AVS – Sua visão, então, é de que o sistema educacional precisa estar a serviço da mudança?
Larry – Penso que não só a serviço da mudança, mas que ele dever ser o carro-chefe dessa mudança. Hoje nos sentimos muito como reféns da produção de cultura, tal é o volume da oferta que recebemos. Se há outras cabeças pensantes fora da Secretaria de Educação, principalmente na iniciativa privada, por que não ter essa gente dentro do sistema público de ensino?
AVS – Em nossa conversa apareceu mais de uma vez a palavra “criação”. É preciso estimular o lado criativo das pessoas, é esta a proposta?

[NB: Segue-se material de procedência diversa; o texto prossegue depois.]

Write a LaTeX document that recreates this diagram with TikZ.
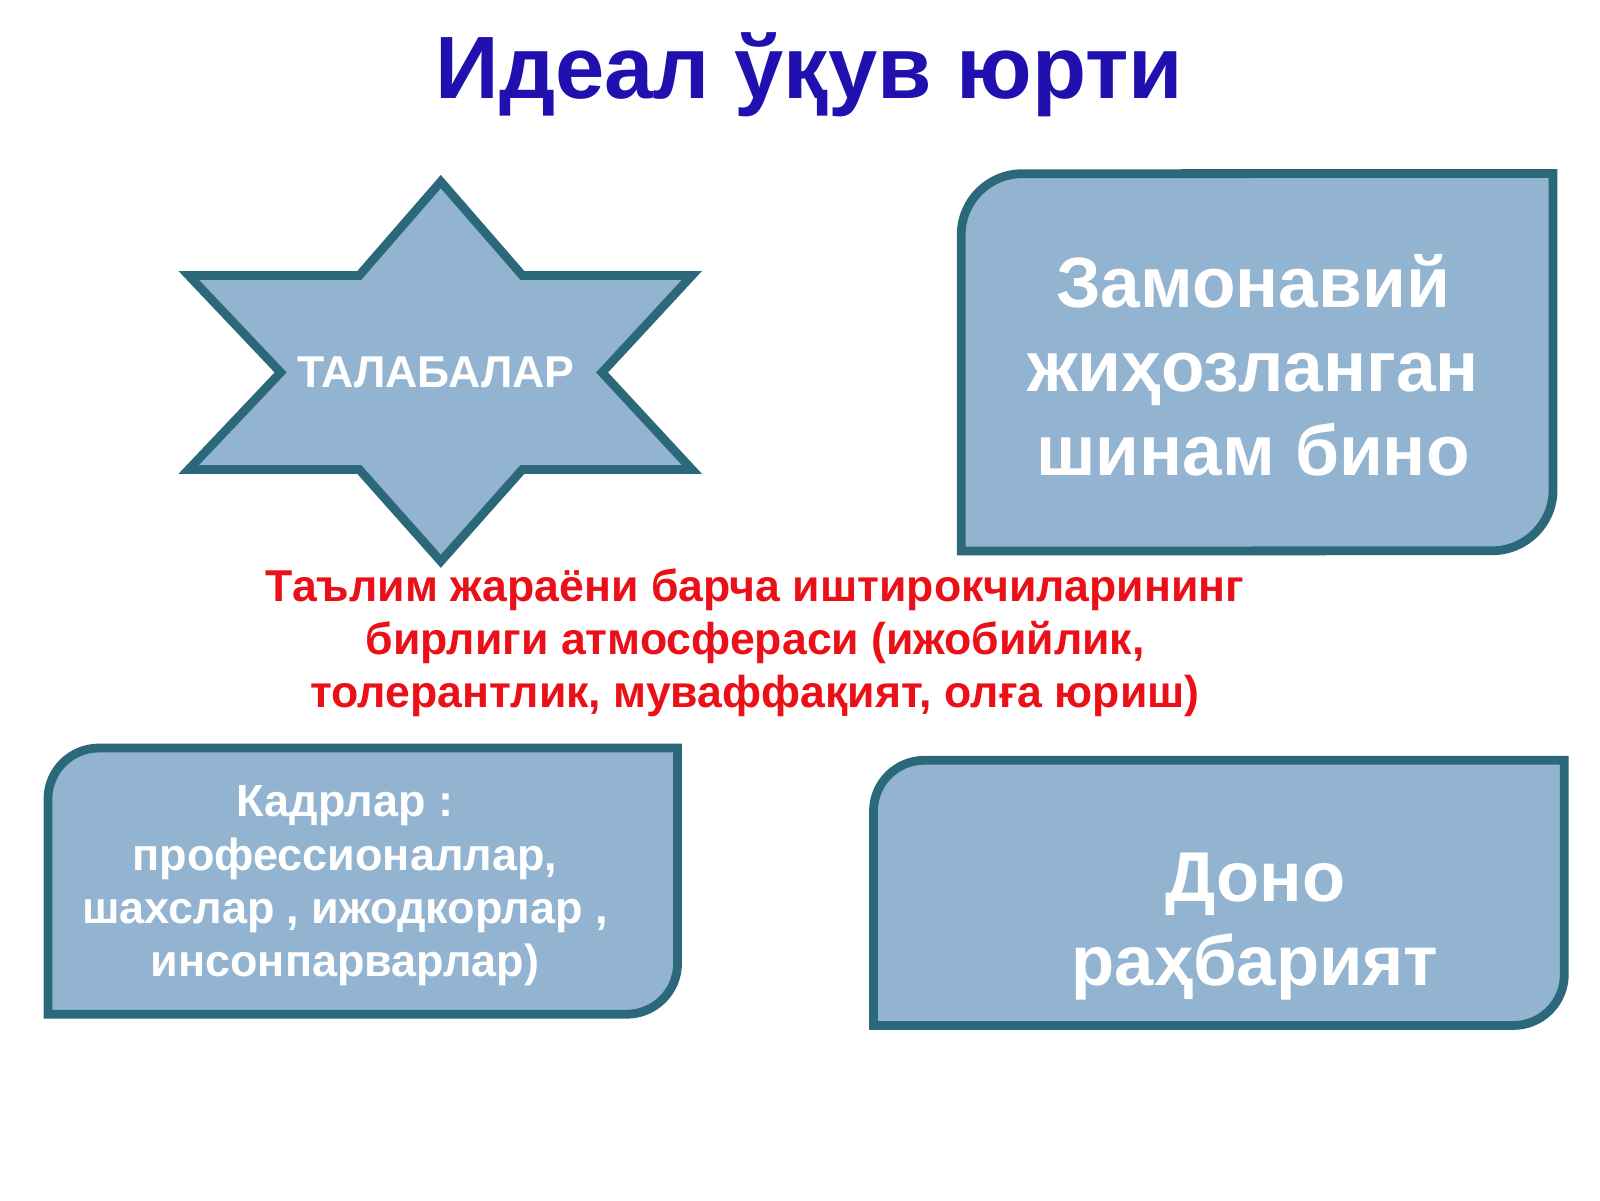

Larry – Com certeza, temos, por exemplo, o programa Mais educação, que tem como fundamento maior fortalecer nossas escolas, oferecendo um sem-número de possibilidades na área dos esportes, das artes, seja na da pintura, da música, enfim, não podemos abrir mão da visão do homem como um ser de sonhos, que possa fazer reflexões. É na reflexão que se busca levantar as possibilidades de um povo. Não nascemos para rastejar, mas para voar e a educação pode ser o estimulador da busca desses voos mais altos. Não consigo me imaginar atrás de uma mesa administrando o que é óbvio.